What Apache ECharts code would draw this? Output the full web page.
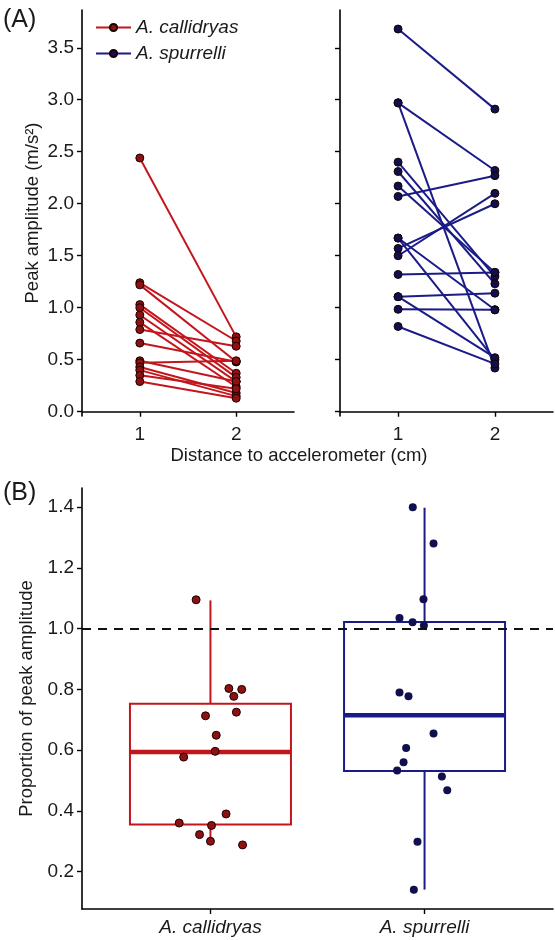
<!DOCTYPE html>
<html>
<head>
<meta charset="utf-8">
<script src="https://cdn.jsdelivr.net/npm/echarts@6/dist/echarts.min.js"></script>
<style>
  html, body { margin: 0; padding: 0; background: #fff; }
  #main { width: 555px; height: 940px; }
</style>
</head>
<body>
<div id="main"></div>
<script>
// panel A: peak amplitude at 1 cm and 2 cm, one pair per individual
const redNear = [2.44, 1.24, 1.22, 1.03, 1.00, 0.93, 0.86, 0.79, 0.66, 0.49, 0.47, 0.43, 0.40, 0.35, 0.29]
const redFar = [0.72, 0.68, 0.48, 0.37, 0.33, 0.29, 0.24, 0.63, 0.48, 0.29, 0.49, 0.18, 0.15, 0.22, 0.13]
const blueNear = [3.68, 2.97, 2.97, 2.40, 2.31, 2.17, 2.07, 1.67, 1.67, 1.57, 1.50, 1.32, 1.106, 1.106, 0.985, 0.82]
const blueFar = [2.91, 2.32, 0.42, 1.30, 1.23, 1.34, 2.27, 0.50, 0.98, 2.00, 2.10, 1.34, 1.14, 0.52, 0.98, 0.46]
const distanceTicks = [1, 2]
const amplitudeTicks = [0, 0.5, 1, 1.5, 2, 2.5, 3, 3.5]

// panel B: proportion (2 cm / 1 cm), jittered x positions
const species = ['A. callidryas', 'A. spurrelli']
const redJitterX = [0.933, 1.086, 1.146, 1.109, 1.121, 0.977, 1.027, 1.022, 0.875, 1.073, 0.854, 1.005, 0.949, 1.0, 1.15]
const redProp = [1.095, 0.803, 0.80, 0.777, 0.725, 0.713, 0.649, 0.596, 0.577, 0.39, 0.36, 0.352, 0.322, 0.30, 0.288]
const blueJitterX = [1.945, 2.042, 1.995, 1.883, 1.944, 1.997, 1.883, 1.925, 2.042, 1.914, 1.902, 1.872, 2.081, 2.106, 1.967, 1.95]
const blueProp = [1.40, 1.28, 1.097, 1.035, 1.021, 1.01, 0.79, 0.777, 0.655, 0.607, 0.56, 0.533, 0.513, 0.468, 0.298, 0.14]
// box stats: [x, lower whisker, q1, median, q3, upper whisker]
const boxStats = [
  [1, 0.31, 0.355, 0.594, 0.753, 1.093],
  [2, 0.141, 0.531, 0.715, 1.022, 1.398]
]
const proportionTicks = [0.2, 0.4, 0.6, 0.8, 1.0, 1.2, 1.4]

const RED_LINE = '#c3161c'
const RED_FILL = '#8e1111'
const BLUE_LINE = '#1b1b88'
const BLUE_FILL = '#10104e'
const FONT = 'Liberation Sans, Arial, sans-serif'

const myChart = echarts.init(document.getElementById('main'))

const axisLine = { show: true, lineStyle: { color: '#000', width: 1.6 } }
const axisTick = (vals) => ({ show: true, length: 5, lineStyle: { color: '#000', width: 1.4 }, customValues: vals })
const labelStyle = { color: '#1a1a1a', fontSize: 19, fontFamily: FONT }

function pairSeries(near, far, name, line, fill, axisIdx) {
  return near.map((v, i) => ({
    type: 'line',
    name: name,
    xAxisIndex: axisIdx,
    yAxisIndex: axisIdx,
    data: [[1, v], [2, far[i]]],
    symbol: 'circle',
    symbolSize: 8,
    lineStyle: { color: line, width: 2 },
    itemStyle: { color: fill, borderColor: '#1a0000', borderWidth: 1 },
    z: 3
  }))
}

const option = {
  animation: false,
  textStyle: { fontFamily: FONT },
  legend: {
    left: 90,
    top: 13,
    orient: 'vertical',
    itemWidth: 35,
    itemHeight: 9,
    itemGap: 7,
    data: species,
    textStyle: { fontSize: 19, fontStyle: 'italic', color: '#1a1a1a', fontFamily: FONT }
  },
  grid: [
    { left: 82, right: 261, top: 10, bottom: 524 },
    { left: 340, right: 2, top: 10, bottom: 524 },
    { left: 82, right: 2, top: 488, bottom: 31 }
  ],
  xAxis: [0, 1].map((g) => ({
    type: 'value',
    gridIndex: g,
    min: 0.4,
    max: 2.6,
    splitLine: { show: false },
    axisLine: axisLine,
    axisTick: axisTick(distanceTicks),
    axisLabel: Object.assign({ margin: 9, customValues: distanceTicks, formatter: (v) => String(v) }, labelStyle)
  })).concat([{
    type: 'value',
    gridIndex: 2,
    min: 0.4,
    max: 2.6,
    splitLine: { show: false },
    axisLine: axisLine,
    axisTick: axisTick([1, 2]),
    axisLabel: Object.assign({ margin: 9, customValues: [1, 2], formatter: (v) => species[Math.round(v) - 1], fontStyle: 'italic' }, labelStyle)
  }]),
  yAxis: [
    {
      type: 'value',
      gridIndex: 0,
      min: -0.041,
      max: 3.863,
      splitLine: { show: false },
      axisLine: axisLine,
      axisTick: axisTick(amplitudeTicks),
      axisLabel: Object.assign({ margin: 8, customValues: amplitudeTicks, formatter: (v) => v.toFixed(1) }, labelStyle),
      name: 'Peak amplitude (m/s²)',
      nameLocation: 'middle',
      nameRotate: 90,
      nameGap: 40,
      nameTextStyle: { fontSize: 18.5, color: '#1a1a1a', fontFamily: FONT }
    },
    {
      type: 'value',
      gridIndex: 1,
      min: -0.041,
      max: 3.863,
      splitLine: { show: false },
      axisLine: axisLine,
      axisTick: axisTick(amplitudeTicks),
      axisLabel: { show: false }
    },
    {
      type: 'value',
      gridIndex: 2,
      min: 0.077,
      max: 1.463,
      splitLine: { show: false },
      axisLine: axisLine,
      axisTick: axisTick(proportionTicks),
      axisLabel: Object.assign({ margin: 8, customValues: proportionTicks, formatter: (v) => v.toFixed(1) }, labelStyle),
      name: 'Proportion of peak amplitude',
      nameLocation: 'middle',
      nameRotate: 90,
      nameGap: 40,
      nameTextStyle: { fontSize: 18.5, color: '#1a1a1a', fontFamily: FONT }
    }
  ],
  series: [
    ...pairSeries(redNear, redFar, species[0], RED_LINE, RED_FILL, 0),
    ...pairSeries(blueNear, blueFar, species[1], BLUE_LINE, BLUE_FILL, 1),
    {
      type: 'custom',
      xAxisIndex: 2,
      yAxisIndex: 2,
      data: boxStats,
      z: 2,
      renderItem: (params, api) => {
        const x = api.value(0)
        const half = 0.376
        const color = x === 1 ? RED_LINE : BLUE_LINE
        const tl = api.coord([x - half, api.value(4)])
        const br = api.coord([x + half, api.value(2)])
        const top = api.coord([x, api.value(5)])
        const q3 = api.coord([x, api.value(4)])
        const q1 = api.coord([x, api.value(2)])
        const low = api.coord([x, api.value(1)])
        const medL = api.coord([x - half, api.value(3)])
        const medR = api.coord([x + half, api.value(3)])
        const st = { stroke: color, lineWidth: 2, fill: null }
        return {
          type: 'group',
          children: [
            { type: 'line', shape: { x1: top[0], y1: top[1], x2: q3[0], y2: q3[1] }, style: st },
            { type: 'line', shape: { x1: q1[0], y1: q1[1], x2: low[0], y2: low[1] }, style: st },
            { type: 'rect', shape: { x: tl[0], y: tl[1], width: br[0] - tl[0], height: br[1] - tl[1] }, style: st },
            { type: 'line', shape: { x1: medL[0], y1: medL[1], x2: medR[0], y2: medR[1] }, style: { stroke: color, lineWidth: 4.5 } }
          ]
        }
      }
    },
    {
      type: 'scatter',
      xAxisIndex: 2,
      yAxisIndex: 2,
      data: redProp.map((v, i) => [redJitterX[i], v]),
      symbolSize: 8,
      itemStyle: { color: RED_FILL, borderColor: '#1a0000', borderWidth: 1, opacity: 1 },
      z: 4,
      markLine: {
        silent: true,
        symbol: 'none',
        label: { show: false },
        lineStyle: { color: '#111', width: 2, type: [9, 7] },
        data: [{ yAxis: 1.0 }]
      }
    },
    {
      type: 'scatter',
      xAxisIndex: 2,
      yAxisIndex: 2,
      data: blueProp.map((v, i) => [blueJitterX[i], v]),
      symbolSize: 8,
      itemStyle: { color: BLUE_FILL, opacity: 1 },
      z: 4
    }
  ],
  graphic: [
    { type: 'text', left: 3, top: 8, style: { text: '(A)', fontSize: 25, fill: '#1a1a1a', fontFamily: FONT } },
    { type: 'text', left: 3, top: 481, style: { text: '(B)', fontSize: 25, fill: '#1a1a1a', fontFamily: FONT } },
    { type: 'text', x: 299, y: 456, style: { text: 'Distance to accelerometer (cm)', fontSize: 18.5, fill: '#1a1a1a', fontFamily: FONT, align: 'center', verticalAlign: 'middle' } }
  ]
}

myChart.setOption(option)
</script>
</body>
</html>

Task instructions
Without the pictures, return the listing above from its first line through the line that has "const myChart = echarts.init(document.getElementById('main'))".

Final result
What Apache ECharts code would draw this? Output the full web page.
<!DOCTYPE html>
<html>
<head>
<meta charset="utf-8">
<script src="https://cdn.jsdelivr.net/npm/echarts@6/dist/echarts.min.js"></script>
<style>
  html, body { margin: 0; padding: 0; background: #fff; }
  #main { width: 555px; height: 940px; }
</style>
</head>
<body>
<div id="main"></div>
<script>
// panel A: peak amplitude at 1 cm and 2 cm, one pair per individual
const redNear = [2.44, 1.24, 1.22, 1.03, 1.00, 0.93, 0.86, 0.79, 0.66, 0.49, 0.47, 0.43, 0.40, 0.35, 0.29]
const redFar = [0.72, 0.68, 0.48, 0.37, 0.33, 0.29, 0.24, 0.63, 0.48, 0.29, 0.49, 0.18, 0.15, 0.22, 0.13]
const blueNear = [3.68, 2.97, 2.97, 2.40, 2.31, 2.17, 2.07, 1.67, 1.67, 1.57, 1.50, 1.32, 1.106, 1.106, 0.985, 0.82]
const blueFar = [2.91, 2.32, 0.42, 1.30, 1.23, 1.34, 2.27, 0.50, 0.98, 2.00, 2.10, 1.34, 1.14, 0.52, 0.98, 0.46]
const distanceTicks = [1, 2]
const amplitudeTicks = [0, 0.5, 1, 1.5, 2, 2.5, 3, 3.5]

// panel B: proportion (2 cm / 1 cm), jittered x positions
const species = ['A. callidryas', 'A. spurrelli']
const redJitterX = [0.933, 1.086, 1.146, 1.109, 1.121, 0.977, 1.027, 1.022, 0.875, 1.073, 0.854, 1.005, 0.949, 1.0, 1.15]
const redProp = [1.095, 0.803, 0.80, 0.777, 0.725, 0.713, 0.649, 0.596, 0.577, 0.39, 0.36, 0.352, 0.322, 0.30, 0.288]
const blueJitterX = [1.945, 2.042, 1.995, 1.883, 1.944, 1.997, 1.883, 1.925, 2.042, 1.914, 1.902, 1.872, 2.081, 2.106, 1.967, 1.95]
const blueProp = [1.40, 1.28, 1.097, 1.035, 1.021, 1.01, 0.79, 0.777, 0.655, 0.607, 0.56, 0.533, 0.513, 0.468, 0.298, 0.14]
// box stats: [x, lower whisker, q1, median, q3, upper whisker]
const boxStats = [
  [1, 0.31, 0.355, 0.594, 0.753, 1.093],
  [2, 0.141, 0.531, 0.715, 1.022, 1.398]
]
const proportionTicks = [0.2, 0.4, 0.6, 0.8, 1.0, 1.2, 1.4]

const RED_LINE = '#c3161c'
const RED_FILL = '#8e1111'
const BLUE_LINE = '#1b1b88'
const BLUE_FILL = '#10104e'
const FONT = 'Liberation Sans, Arial, sans-serif'

const myChart = echarts.init(document.getElementById('main'))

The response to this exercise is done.